Chacun sait qu'en France, l'enseignement supérieur est divisé en deux : les Grandes Écoles et l'Université. Les premières attirent les meilleurs élèves (et les crédits), mais ce sont dans les deuxièmes qu'on effectue la recherche.

Avec pour conséquence, d'une part qu'en France la recherche ne se fait pas avec les meilleurs étudiants (sauf quelques exceptions, oui, je sais). Et d'autre part, cas quasi-unique parmi les pays de l'OCDE, les dirigeants du pays (chefs d'entreprise, hommes politiques, cadres) n'ont jamais été en contact avec la recherche au cours de leurs études.

Il m'a fallu presque un an pour le réaliser, mais en fait cette séparation existe aussi aux États-Unis. Certes, les grandes universités américaines sont à la pointe de la recherche, attirent les meilleurs chercheurs et leur donnent un vrai budget pour conduire leurs recherches dans de bonnes conditions. Certes, la recherche conduite dans les universités leur donne un prestige international et les premières places des classements internationaux. Mais...

Car il y a un "mais", et il est de taille. En fait, chaque grande université américaine est coupée en deux parties. Le College, d'une part, qui regroupe les étudiants des quatre premières années, et qui donne le diplome de l'université. Et la Grad School, d'autre part, qui regroupe les étudiants après graduation, et qui donne le Master et le PhD de l'université. La coupure n'est pas aussi nette qu'en France : les étudiants du College et ceux de la Grad School ont les même professeurs, ont leurs cours au même endroit, se rencontrent. Ils ont autant le droit de s'appeler anciens élèves de l'Université (rappelons que les élèves de l'École Doctorale de l'X n'ont pas droit au titre d'anciens élèves de l'X, par exemple), et ils le revendiquent sur leur CV (Harvard '02, MsC Princeton '05, PhD Princeton '08)

Mais la coupure existe quand même, et elle est plus forte et aussi plus ancienne que je ne l'imaginais.
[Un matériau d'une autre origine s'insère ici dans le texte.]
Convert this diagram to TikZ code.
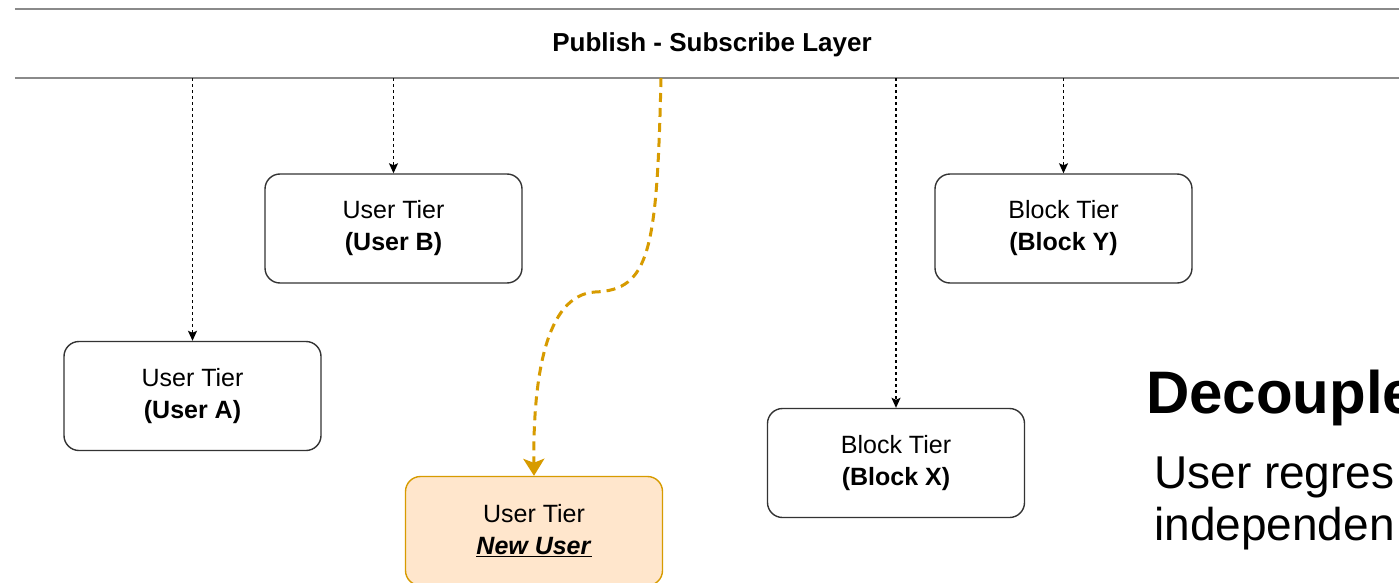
\documentclass[tikz,border=0pt]{standalone}
\usepackage{fontspec}
\setmainfont{Liberation Sans}
\usetikzlibrary{arrows.meta}

\definecolor{layerline}{HTML}{8A8A8A}
\definecolor{boxline}{HTML}{333333}
\definecolor{newfill}{HTML}{FFE6CC}
\definecolor{newline}{HTML}{D79B00}

\tikzset{
  tierbox/.style={draw=boxline, line width=1.4pt, rounded corners=15pt,
    minimum width=257pt, minimum height=109pt, inner sep=0pt, align=center,
    font=\fontsize{25}{32}\selectfont,
    execute at begin node={\rule{0pt}{24pt}}},
  newbox/.style={tierbox, draw=newline, fill=newfill},
  feed/.style={draw=black, line width=1.3pt, dash pattern=on 3pt off 3pt,
    -{Stealth[length=10pt,width=9pt,inset=2pt]}},
  newfeed/.style={draw=newline, line width=3pt, dash pattern=on 9pt off 6pt,
    -{Stealth[length=17pt,width=21pt,inset=4pt]}},
  layerrule/.style={draw=layerline, line width=1.5pt},
}

\begin{document}
\begin{tikzpicture}[x=1pt,y=-1pt]
  \useasboundingbox (0,0) rectangle (1399,583);
  \clip (0,0) rectangle (1399,583);

  % publish-subscribe layer: a band bounded by two rules
  \node[minimum width=1394pt, minimum height=69pt, inner sep=0pt,
        font=\bfseries\fontsize{26}{30}\selectfont] (layer) at (712,43.5)
        {\rule{0pt}{22pt}Publish - Subscribe Layer};
  \draw[layerrule] (layer.north west) -- (layer.north east);
  \draw[layerrule] (layer.south west) -- (layer.south east);

  % subscriber tiers
  \node[tierbox] (userB)  at (393.5,228.5) {User Tier\\\textbf{(User B)}};
  \node[tierbox] (userA)  at (192.5,396)   {User Tier\\\textbf{(User A)}};
  \node[tierbox] (blockX) at (896,463)     {Block Tier\\\textbf{(Block X)}};
  \node[tierbox] (blockY) at (1063.5,228.5){Block Tier\\\textbf{(Block Y)}};
  \node[newbox]  (newU)   at (534,531)     {User Tier\\\underline{\textbf{\textit{New User}}}};

  % subscriptions
  \draw[feed] (layer.south -| userA.north) -- (userA.north);
  \draw[feed] (layer.south -| userB.north) -- (userB.north);
  \draw[feed] (layer.south -| blockX.north) -- (blockX.north);
  \draw[feed] (layer.south -| blockY.north) -- (blockY.north);

  % newly attached subscriber
  \coordinate (tap) at (661,78);
  \coordinate (bend) at (595,292);
  \draw[newfeed] (tap) .. controls (657,250) and (650,290) .. (bend)
                       .. controls (545,295) and (533,380) .. (newU.north);

  % side note
  \node[anchor=base west, inner sep=0pt, font=\bfseries\fontsize{60}{66}\selectfont]
    (heading) at (1146,413) {Decouple};
  \node[anchor=base west, inner sep=0pt, font=\fontsize{46}{52}\selectfont]
    (line1) at (1154,488) {User regres};
  \node[anchor=base west, inner sep=0pt, font=\fontsize{46}{52}\selectfont]
    (line2) at (1154,540) {independen};
\end{tikzpicture}
\end{document}
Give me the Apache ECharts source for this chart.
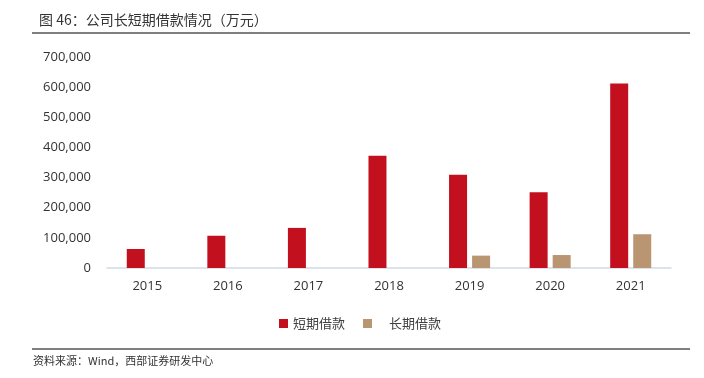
<!DOCTYPE html>
<html>
<head>
<meta charset="utf-8">
<script src="https://cdn.jsdelivr.net/npm/echarts@6/dist/echarts.min.js"></script>
<style>
  html, body { margin: 0; padding: 0; background: #fff; }
  #chart { width: 704px; height: 378px; }
</style>
</head>
<body>
<div id="chart"></div>
<script>
// data
const years = ['2015', '2016', '2017', '2018', '2019', '2020', '2021']
const shortLoans = [63000, 107000, 133000, 372000, 309000, 251000, 612000]
const longLoans = [null, null, null, null, 41000, 43000, 112000]
const seriesNames = ['短期借款', '长期借款']

const chart = echarts.init(document.getElementById('chart'))

const option = {
  animation: false,
  title: {
    text: '图 46：公司长短期借款情况（万元）',
    left: 34,
    top: 8,
    textStyle: {
      fontFamily: 'Noto Sans CJK SC',
      fontSize: 14,
      fontWeight: 'normal',
      color: '#333'
    }
  },
  graphic: [
    {
      type: 'line',
      shape: {x1: 32, y1: 33, x2: 690, y2: 33},
      style: {stroke: '#7f7f7f', lineWidth: 2}
    },
    {
      type: 'line',
      shape: {x1: 32, y1: 349, x2: 690, y2: 349},
      style: {stroke: '#7f7f7f', lineWidth: 2}
    },
    {
      type: 'text',
      left: 33,
      top: 355,
      style: {
        text: '资料来源：Wind，西部证券研发中心',
        font: '11px "Noto Sans CJK SC"',
        fill: '#333'
      }
    }
  ],
  legend: {
    top: 312,
    left: 274,
    itemWidth: 9,
    itemHeight: 9,
    itemGap: 18,
    icon: 'rect',
    textStyle: {
      fontFamily: 'Noto Sans CJK SC',
      fontSize: 13,
      color: '#404040'
    },
    data: [
      {name: seriesNames[0]},
      {name: seriesNames[1], textStyle: {padding: [0, 0, 0, 12]}}
    ]
  },
  grid: {
    left: 107,
    right: 33,
    top: 57,
    bottom: 110
  },
  xAxis: {
    type: 'category',
    data: years,
    axisTick: {show: false},
    axisLine: {lineStyle: {color: '#d0dce6', width: 1.5}},
    axisLabel: {
      color: '#333',
      fontSize: 13,
      fontFamily: 'Open Sans',
      margin: 12
    }
  },
  yAxis: {
    type: 'value',
    min: 0,
    max: 700000,
    interval: 100000,
    splitLine: {show: false},
    axisLine: {show: false},
    axisTick: {show: false},
    axisLabel: {
      color: '#333',
      fontSize: 13,
      fontFamily: 'Open Sans',
      margin: 16,
      formatter: (v) => v.toLocaleString('en-US')
    }
  },
  series: [
    {
      name: seriesNames[0],
      type: 'bar',
      data: shortLoans,
      barWidth: 18,
      barGap: '28%',
      itemStyle: {color: '#c3101e'}
    },
    {
      name: seriesNames[1],
      type: 'bar',
      data: longLoans,
      barWidth: 18,
      itemStyle: {color: '#b99572'}
    }
  ]
}

chart.setOption(option)
</script>
</body>
</html>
D'abord, le coeur de l'Université reste le College. La grande cérémonie en début d'année, c'est pour l'arrivée de la nouvelle promotion du College. Le graduation day, c'est la remise des diplômes à la promotion sortante du College. Les élèves qui se désignent par "Cornell '08", ce sont les promotions du College. Le sens d'appartenir à une seule promotion, s'il existe, ne regroupe que les élèves du College.

Lorsqu'au début du XXe siècle, les grandes universités ont commencé à installer leurs Grad Schools (ou à en augmenter la taille), cette évolution s'est faite contre l'opposition du College, qui pensait que la Grad School allait faire baisser le prestige de l'Université...

Si on regarde le taux d'élèves étrangers, on a une surprise. Les universités ne communiquent toute l'information sur leurs élèves étrangers, mais les informations sont disponibles, bien qu'éparpillées, et il suffit de les rassembler. À chaque fois, on trouve la même information : un très faible taux d'élèves étrangers en College (entre 7 et 9 %)... et un très fort taux d'élèves étrangers en Grad School (de 30 à 45 %, les recordmen étant Cornell et le MIT). Le taux d'élèves étrangers semble relativement constant sur les disciplines (à Cornell, par exemple, c'est 44 % toutes disciplines confondues et 46 % dans les sciences de l'ingénieur). Par "étranger", l'administration veut dire : non-resident alien, c'est à dire qui n'avait pas de visa long séjour ni de carte de résident avant de s'inscrire à l'université. Autrement dit, un fils d'immigrant, ou quelqu'un qui avait déja un visa long séjour, n'est pas compté comme un étranger. Si on ajoute aux "non-resident aliens" les immigrants récents (mais qui ont déja obtenus un visa long séjour ou la citoyenneté, par exemple via leurs parents) on obtient les 2/3 des étudiants en Grad School (mais cette fois-ci, je ne peux avoir aucun chiffre officiel, évidemment). Ou, si vous préférez, un tiers environ des brillants PhD produits par les universités américaines sont américains depuis plusieurs générations.